Engaging account of groundbreaking Grunwick strike
CONVINCING Medhavi Patel as Jayaben Desai

THE GRUNWICK strike of 1976-78, a seminal moment in labour history, began with the righteous courage of one small woman who stood up to the Establishment and fought for justice.

It’s the story that Townsend Theatre Productions tells in the online version of their stage play We Are the Lions, Mr Manager!

Its main protagonist Jayaben Desai, Indian by birth, flees hostile conditions in East Africa to England where she takes a menial job at the Grunwick film processing plant in north-west London, only to find that conditions in the factory are draconian.

The workers, all mostly immigrant women, are not allowed to talk to each other or use the toilet without permission and all are required to work overtime without warning. The wages are paltry and, to cap it all, the plant is owned by ardent Anglo-Indian capitalist George Ward and managed by a jumped-up, sexist and racist little autocrat.

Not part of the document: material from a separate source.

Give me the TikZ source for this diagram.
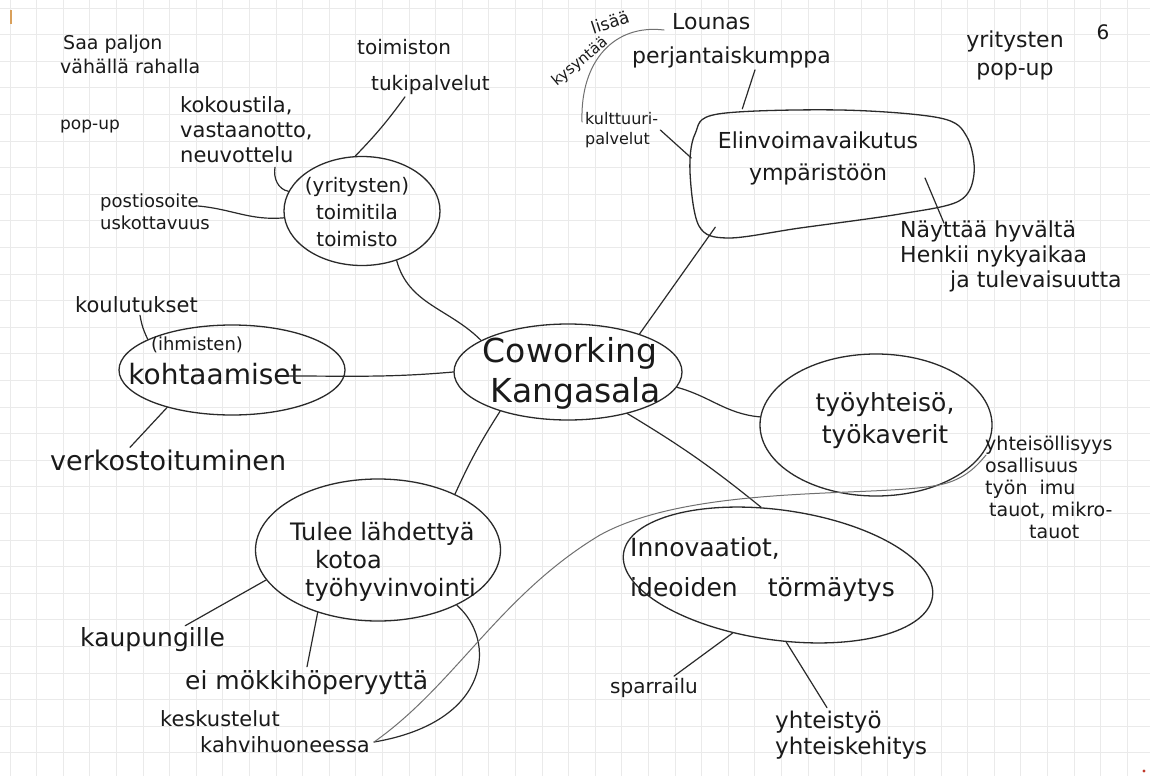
\documentclass[tikz,border=0pt]{standalone}
\usepackage{fontspec}
\setmainfont{DejaVu Sans}
\usetikzlibrary{shapes.geometric,calc}
\definecolor{inkc}{HTML}{2A2A2A}
\definecolor{txtc}{HTML}{1A1A1A}
\definecolor{gridc}{HTML}{EAEAEA}
\definecolor{faintc}{HTML}{707070}
\definecolor{tickc}{HTML}{D9A05B}
\definecolor{dotc}{HTML}{C0392B}

\begin{document}
\begin{tikzpicture}[x=1pt,y=-1pt,
  wire/.style={draw=inkc, line width=1.2pt, line cap=round},
  faint/.style={draw=faintc, line width=1pt, line cap=round},
  bub/.style={ellipse, draw=inkc, line width=1.3pt, inner sep=0pt},
  lab/.style 2 args={text=txtc, inner sep=0pt, align=left, font=\fontsize{#1}{#2}\selectfont},
]
% paper and grid
\fill[white] (0,0) rectangle (1150,776);
\useasboundingbox (0,0) rectangle (1150,776);
\foreach \gx in {10,36.6,...,1150} \draw[gridc, line width=0.7pt] (\gx,0) -- (\gx,776);
\foreach \gy in {8,34.6,...,776} \draw[gridc, line width=0.7pt] (0,\gy) -- (1150,\gy);
\draw[tickc, line width=1.6pt] (11,10) -- (11,24);
\fill[dotc] (1144,771) circle (1.6);

% central bubble
\node[bub, minimum width=228, minimum height=96] (cw) at (568,372) {};
\node[lab={33}{40}] (cwx) at (572,373) {Coworking\\\hspace*{8pt}Kangasala};

% branch bubbles
\node[bub, minimum width=156, minimum height=109] (tt) at (362,211) {};
\node[lab={20}{27}, align=center] (ttx) at (357,212) {(yritysten)\\toimitila\\toimisto};

\node[bub, minimum width=226, minimum height=90] (ko) at (232,370) {};
\node[lab={18}{22}] (kox1) at (197,345) {(ihmisten)};
\node[lab={28}{30}] (kox2) at (215,374) {kohtaamiset};

% the vitality bubble is a hand-drawn rounded blob; the node carries its anchors
\node[inner sep=0pt, minimum width=287, minimum height=120] (ev) at (831,170) {};
\draw[inkc, line width=1.3pt] plot[smooth cycle, tension=0.55] coordinates
  {(690,172) (695,134) (718,114) (840,110) (940,118) (967,137) (974,174) (959,201)
   (900,214) (800,228) (728,238) (699,226)};
\node[lab={22}{32}, align=center] (evx) at (818,158) {Elinvoimavaikutus\\ympäristöön};

\node[bub, minimum width=232, minimum height=142] (ty) at (876,425) {};
\node[lab={25}{32}, align=center] (tyx) at (885,421) {työyhteisö,\\työkaverit};

\node[bub, minimum width=312, minimum height=130, rotate=-8] (in) at (778,575) {};
\node[lab={25}{40}, anchor=west] (inx) at (630,570) {Innovaatiot,\\ideoiden\hspace{30pt}törmäytys};

\node[bub, minimum width=245, minimum height=142] (tu) at (378,550) {};
\node[lab={24}{28}, anchor=west] (tux) at (290,562) {Tulee lähdettyä\\\hspace*{25pt}kotoa\\\hspace*{15pt}työhyvinvointi};

% free notes
\node[lab={19}{24}, anchor=west] (saa) at (60,54) {\hspace*{3pt}Saa paljon\\vähällä rahalla};
\node[lab={17}{20}, anchor=west] (pop) at (60,127) {pop-up};
\node[lab={21}{25}, anchor=west] (koko) at (180,130) {kokoustila,\\vastaanotto,\\neuvottelu};
\node[lab={20}{36}, anchor=west] (tuki) at (357,67) {toimiston\\\hspace*{14pt}tukipalvelut};
\node[lab={18}{22}, anchor=west] (posti) at (100,212) {postiosoite\\uskottavuus};
\node[lab={21}{24}, anchor=west] (koul) at (75,305) {koulutukset};
\node[lab={27}{30}, anchor=west] (verk) at (50,460) {verkostoituminen};
\node[lab={17}{20}, rotate=18] (kysy1) at (610,22) {lisää};
\node[lab={15}{18}, rotate=40] (kysy2) at (580,62) {kysyntää};
\node[lab={22}{26}, anchor=west] (lounas) at (672,22) {Lounas};
\node[lab={22}{26}, anchor=west] (perj) at (632,57) {perjantaiskumppa};
\node[lab={16}{20}, anchor=west] (kult) at (585,130) {kulttuuri-\\palvelut};
\node[lab={22}{25}, anchor=west] (nay) at (900,256) {Näyttää hyvältä\\Henkii nykyaikaa\\\hspace*{50pt}ja tulevaisuutta};
\node[lab={22}{28}, align=center] (yrp) at (1015,55) {yritysten\\pop-up};
\node[lab={20}{24}] (six) at (1103,32) {6};
\node[lab={19}{22}, anchor=west] (yht) at (985,487) {yhteisöllisyys\\osallisuus\\työn\hspace{12pt}imu\\\hspace*{4pt}tauot, mikro-\\\hspace*{44pt}tauot};
\node[lab={20}{24}, anchor=west] (spar) at (610,688) {sparrailu};
\node[lab={23}{26}, anchor=west] (yhtt) at (775,735) {yhteistyö\\yhteiskehitys};
\node[lab={25}{28}, anchor=west] (kaup) at (80,640) {kaupungille};
\node[lab={25}{28}, anchor=west] (mokki) at (185,683) {ei mökkihöperyyttä};
\node[lab={21}{26}, anchor=west] (kesk) at (160,732) {keskustelut\\\hspace*{40pt}kahvihuoneessa};

% spokes from the centre
\draw[wire] (tt.-55) to[out=-75,in=135] (cw.160);
\draw[wire] ($(kox2.east)+(-15,2)$) to[out=0,in=185] (cw.180);
\draw[wire] (cw.28) -- ($(ev.south west)+(28,-3)$);
\draw[wire] (cw.-8) to[out=-15,in=175] (ty.176);
\draw[wire] (cw.-35) to[bend left=4] (in.112);
\draw[wire] (cw.-150) to[bend right=4] (tu.36);

% toimitila notes
\draw[wire] ($(tuki.south west)+(48,2)$) to[bend left=4] (tt.97);
\draw[wire] ($(koko.south west)+(95,4)$) to[out=-100,in=170] (tt.165);
\draw[wire] ($(posti.east)+(-12,-6)$) to[out=-5,in=185] (tt.185);

% kohtaamiset notes
\draw[wire] ($(koul.south west)+(65,2)$) to[bend right=8] (ko.160);
\draw[wire] (ko.-150) -- ($(verk.north west)+(80,-2)$);

% elinvoima notes
\draw[wire] ($(perj.south west)+(123,2)$) -- ($(ev.north west)+(55,-1)$);
\draw[wire] ($(kult.north east)+(2,18)$) -- ($(ev.west)+(4,-12)$);
\draw[wire] ($(ev.center)+(94,8)$) -- ($(nay.north west)+(44,3)$);
\draw[faint] ($(lounas.west)+(-8,8)$) .. controls (615,24) and (580,60) .. ($(kult.west)+(-3,-8)$);

% innovaatiot notes
\draw[wire] (in.-120) -- ($(spar.north west)+(64,-2)$);
\draw[wire] (in.-75) -- ($(yhtt.north west)+(52,-3)$);

% tulee notes
\draw[wire] (tu.-165) -- ($(kaup.north east)+(-40,-2)$);
\draw[wire] (tu.-134) -- ($(mokki.north west)+(122,-4)$);
\draw[wire] (tu.-35) .. controls (497,640) and (492,722) .. ($(kesk.east)+(4,10)$);
\draw[faint] ($(kesk.east)+(4,10)$) .. controls (455,685) and (500,595) .. (600,535)
  .. controls (700,480) and (900,500) .. (950,482)
  .. controls (970,475) and (980,462) .. ($(yht.west)+(1,-32)$);
\end{tikzpicture}
\end{document}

Desai has a strong sense of justice and tries to unionise the workforce for proper legal negotiation with the bosses but Ward resists.

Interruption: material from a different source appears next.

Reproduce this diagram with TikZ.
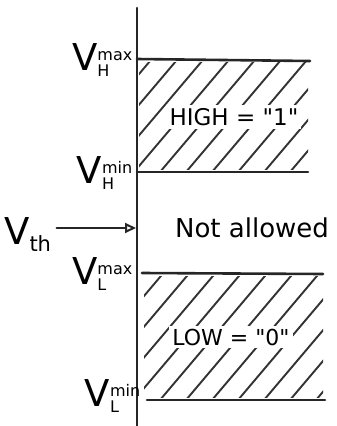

A reforming and inspirational figurehead, Desai shines a blazing light on the inhuman conditions of oppressed workers. Not a typical revolutionary — she's an obedient follower of her own cultural traditions — she nevertheless turns the two-year strike into a national struggle.

“The slave labour factory” is what the Daily Mirror called Grunwick, a timely reminder today of the dark side of capitalism and the enormous solidarity required to defeat it.  

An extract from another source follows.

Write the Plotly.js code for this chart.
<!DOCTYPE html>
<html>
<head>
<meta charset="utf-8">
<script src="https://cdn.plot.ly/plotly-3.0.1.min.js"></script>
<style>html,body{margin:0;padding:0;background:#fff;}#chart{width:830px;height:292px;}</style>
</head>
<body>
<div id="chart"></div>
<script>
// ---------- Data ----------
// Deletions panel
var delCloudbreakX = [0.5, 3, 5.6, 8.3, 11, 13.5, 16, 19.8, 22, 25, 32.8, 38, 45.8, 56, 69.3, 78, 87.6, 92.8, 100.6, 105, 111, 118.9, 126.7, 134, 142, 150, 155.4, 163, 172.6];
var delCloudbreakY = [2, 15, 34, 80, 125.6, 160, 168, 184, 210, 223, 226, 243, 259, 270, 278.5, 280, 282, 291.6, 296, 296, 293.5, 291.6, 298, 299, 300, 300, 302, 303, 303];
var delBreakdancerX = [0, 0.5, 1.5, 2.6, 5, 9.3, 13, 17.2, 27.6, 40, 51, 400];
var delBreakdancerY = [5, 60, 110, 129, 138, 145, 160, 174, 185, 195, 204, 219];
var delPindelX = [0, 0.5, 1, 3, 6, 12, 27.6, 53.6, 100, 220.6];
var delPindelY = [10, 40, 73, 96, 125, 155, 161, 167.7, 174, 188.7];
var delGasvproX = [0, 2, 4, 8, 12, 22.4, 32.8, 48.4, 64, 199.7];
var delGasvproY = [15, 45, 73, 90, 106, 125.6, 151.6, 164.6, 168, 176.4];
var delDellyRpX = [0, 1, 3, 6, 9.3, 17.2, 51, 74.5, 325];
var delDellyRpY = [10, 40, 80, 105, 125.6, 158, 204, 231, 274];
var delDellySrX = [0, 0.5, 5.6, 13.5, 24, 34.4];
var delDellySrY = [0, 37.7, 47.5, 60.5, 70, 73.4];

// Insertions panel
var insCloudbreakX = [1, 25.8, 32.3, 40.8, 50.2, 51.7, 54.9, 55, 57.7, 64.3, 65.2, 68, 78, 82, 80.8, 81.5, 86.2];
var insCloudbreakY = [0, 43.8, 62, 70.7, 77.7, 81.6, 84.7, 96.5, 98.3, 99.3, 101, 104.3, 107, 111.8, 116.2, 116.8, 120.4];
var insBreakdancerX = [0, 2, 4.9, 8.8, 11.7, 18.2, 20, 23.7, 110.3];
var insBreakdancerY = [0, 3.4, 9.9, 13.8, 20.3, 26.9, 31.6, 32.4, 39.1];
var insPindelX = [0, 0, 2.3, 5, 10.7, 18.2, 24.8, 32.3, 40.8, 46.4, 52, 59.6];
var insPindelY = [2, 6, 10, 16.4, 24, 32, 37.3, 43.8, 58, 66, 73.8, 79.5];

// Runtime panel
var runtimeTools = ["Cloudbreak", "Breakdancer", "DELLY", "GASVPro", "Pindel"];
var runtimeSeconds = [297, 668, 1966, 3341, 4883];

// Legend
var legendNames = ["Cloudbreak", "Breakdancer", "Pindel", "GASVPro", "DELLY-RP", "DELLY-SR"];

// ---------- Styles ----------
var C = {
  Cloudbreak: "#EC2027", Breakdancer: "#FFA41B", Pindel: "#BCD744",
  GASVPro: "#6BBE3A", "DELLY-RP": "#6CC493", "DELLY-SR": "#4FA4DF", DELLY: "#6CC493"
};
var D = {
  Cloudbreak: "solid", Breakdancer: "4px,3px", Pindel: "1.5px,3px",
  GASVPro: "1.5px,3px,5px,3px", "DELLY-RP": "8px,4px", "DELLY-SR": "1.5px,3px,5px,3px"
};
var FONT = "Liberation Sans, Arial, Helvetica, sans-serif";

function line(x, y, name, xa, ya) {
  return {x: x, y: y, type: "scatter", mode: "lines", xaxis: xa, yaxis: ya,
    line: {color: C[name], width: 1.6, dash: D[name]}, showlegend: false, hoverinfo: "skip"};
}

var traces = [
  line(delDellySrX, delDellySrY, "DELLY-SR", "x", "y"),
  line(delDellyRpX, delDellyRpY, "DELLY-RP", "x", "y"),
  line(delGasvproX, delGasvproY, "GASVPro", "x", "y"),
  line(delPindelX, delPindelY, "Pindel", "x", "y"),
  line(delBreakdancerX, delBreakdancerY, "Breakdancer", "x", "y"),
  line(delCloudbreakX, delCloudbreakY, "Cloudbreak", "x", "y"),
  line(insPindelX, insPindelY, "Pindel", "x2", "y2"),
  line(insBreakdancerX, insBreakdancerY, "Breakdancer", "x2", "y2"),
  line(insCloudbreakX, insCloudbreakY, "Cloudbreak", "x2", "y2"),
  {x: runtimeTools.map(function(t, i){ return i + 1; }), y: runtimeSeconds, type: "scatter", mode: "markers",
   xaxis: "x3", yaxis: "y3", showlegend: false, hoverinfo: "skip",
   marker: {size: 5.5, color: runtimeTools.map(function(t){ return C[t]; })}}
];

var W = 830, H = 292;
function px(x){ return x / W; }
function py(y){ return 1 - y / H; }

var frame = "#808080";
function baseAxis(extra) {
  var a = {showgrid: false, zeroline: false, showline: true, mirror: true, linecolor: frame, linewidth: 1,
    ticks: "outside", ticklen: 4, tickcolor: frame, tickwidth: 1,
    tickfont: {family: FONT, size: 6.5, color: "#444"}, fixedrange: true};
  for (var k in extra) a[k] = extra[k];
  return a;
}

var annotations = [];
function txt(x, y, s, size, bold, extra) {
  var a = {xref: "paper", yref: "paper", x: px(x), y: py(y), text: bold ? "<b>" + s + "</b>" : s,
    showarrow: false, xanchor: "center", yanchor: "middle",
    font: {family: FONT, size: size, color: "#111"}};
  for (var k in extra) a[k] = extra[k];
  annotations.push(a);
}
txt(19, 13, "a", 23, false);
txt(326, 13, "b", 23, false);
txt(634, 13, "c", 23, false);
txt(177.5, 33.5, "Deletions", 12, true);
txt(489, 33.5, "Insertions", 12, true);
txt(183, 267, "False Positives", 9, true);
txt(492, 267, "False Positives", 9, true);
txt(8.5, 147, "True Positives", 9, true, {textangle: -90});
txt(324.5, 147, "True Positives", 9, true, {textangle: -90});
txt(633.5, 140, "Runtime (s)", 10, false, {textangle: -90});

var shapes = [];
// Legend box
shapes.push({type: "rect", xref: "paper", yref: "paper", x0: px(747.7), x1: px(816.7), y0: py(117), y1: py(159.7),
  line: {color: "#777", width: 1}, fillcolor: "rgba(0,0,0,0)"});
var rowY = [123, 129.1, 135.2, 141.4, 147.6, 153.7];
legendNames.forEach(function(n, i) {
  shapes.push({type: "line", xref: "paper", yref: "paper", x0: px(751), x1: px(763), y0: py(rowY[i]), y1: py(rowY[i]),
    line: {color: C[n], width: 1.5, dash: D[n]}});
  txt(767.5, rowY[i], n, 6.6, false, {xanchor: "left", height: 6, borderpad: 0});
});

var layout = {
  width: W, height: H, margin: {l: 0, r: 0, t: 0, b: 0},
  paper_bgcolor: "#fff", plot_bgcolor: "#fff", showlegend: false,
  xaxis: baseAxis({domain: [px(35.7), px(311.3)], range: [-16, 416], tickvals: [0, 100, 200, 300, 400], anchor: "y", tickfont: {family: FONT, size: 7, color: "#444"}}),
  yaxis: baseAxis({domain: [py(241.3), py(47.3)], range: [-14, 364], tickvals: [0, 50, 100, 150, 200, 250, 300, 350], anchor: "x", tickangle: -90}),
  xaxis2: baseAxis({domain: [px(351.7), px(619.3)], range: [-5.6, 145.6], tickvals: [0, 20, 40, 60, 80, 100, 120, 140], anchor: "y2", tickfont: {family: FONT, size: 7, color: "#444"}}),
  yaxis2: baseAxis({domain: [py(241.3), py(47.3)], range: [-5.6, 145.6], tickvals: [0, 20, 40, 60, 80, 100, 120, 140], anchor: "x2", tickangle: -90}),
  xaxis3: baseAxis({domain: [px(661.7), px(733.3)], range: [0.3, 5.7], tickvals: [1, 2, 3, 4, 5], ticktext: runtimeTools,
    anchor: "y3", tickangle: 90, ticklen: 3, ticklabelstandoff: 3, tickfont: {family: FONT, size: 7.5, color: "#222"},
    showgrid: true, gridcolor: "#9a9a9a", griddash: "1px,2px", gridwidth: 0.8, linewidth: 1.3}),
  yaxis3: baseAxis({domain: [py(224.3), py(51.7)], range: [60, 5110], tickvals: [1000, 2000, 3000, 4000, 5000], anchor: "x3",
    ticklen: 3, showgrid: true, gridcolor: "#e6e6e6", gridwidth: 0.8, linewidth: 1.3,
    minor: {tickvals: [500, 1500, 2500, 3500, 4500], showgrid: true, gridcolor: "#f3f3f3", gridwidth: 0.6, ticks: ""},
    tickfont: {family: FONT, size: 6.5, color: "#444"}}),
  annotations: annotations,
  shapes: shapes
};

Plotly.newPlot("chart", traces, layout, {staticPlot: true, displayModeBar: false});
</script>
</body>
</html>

Medhavi Patel makes for a convincing Ms Desai and Neil Gore who wrote the play has fun with a range of characters, from Mr Alden the manager and Jack Dromey — now an MP, then a member of Brent Trades Council who played a leading role in supporting the Grunwick strike committee — to a policeman and sinister right-wing activist.

Strumming the guitar, Gore delivers songs by the likes of John Warshaw and Leon Rosselson and this, together with immersive elements of the show, make it a lively and engaging production.

Yet a longer and more incisive play might have added depth and it would have been good to see a less continuously strident Ms Desai. And, stylistically, the piece may have benefited from a less-agitprop and more atmospheric rendering of this truly extraordinary historical event.

But director Louise Townsend deserves thanks for keeping this story alive and promoting the struggle which it portrays. It has huge contemporary resonance.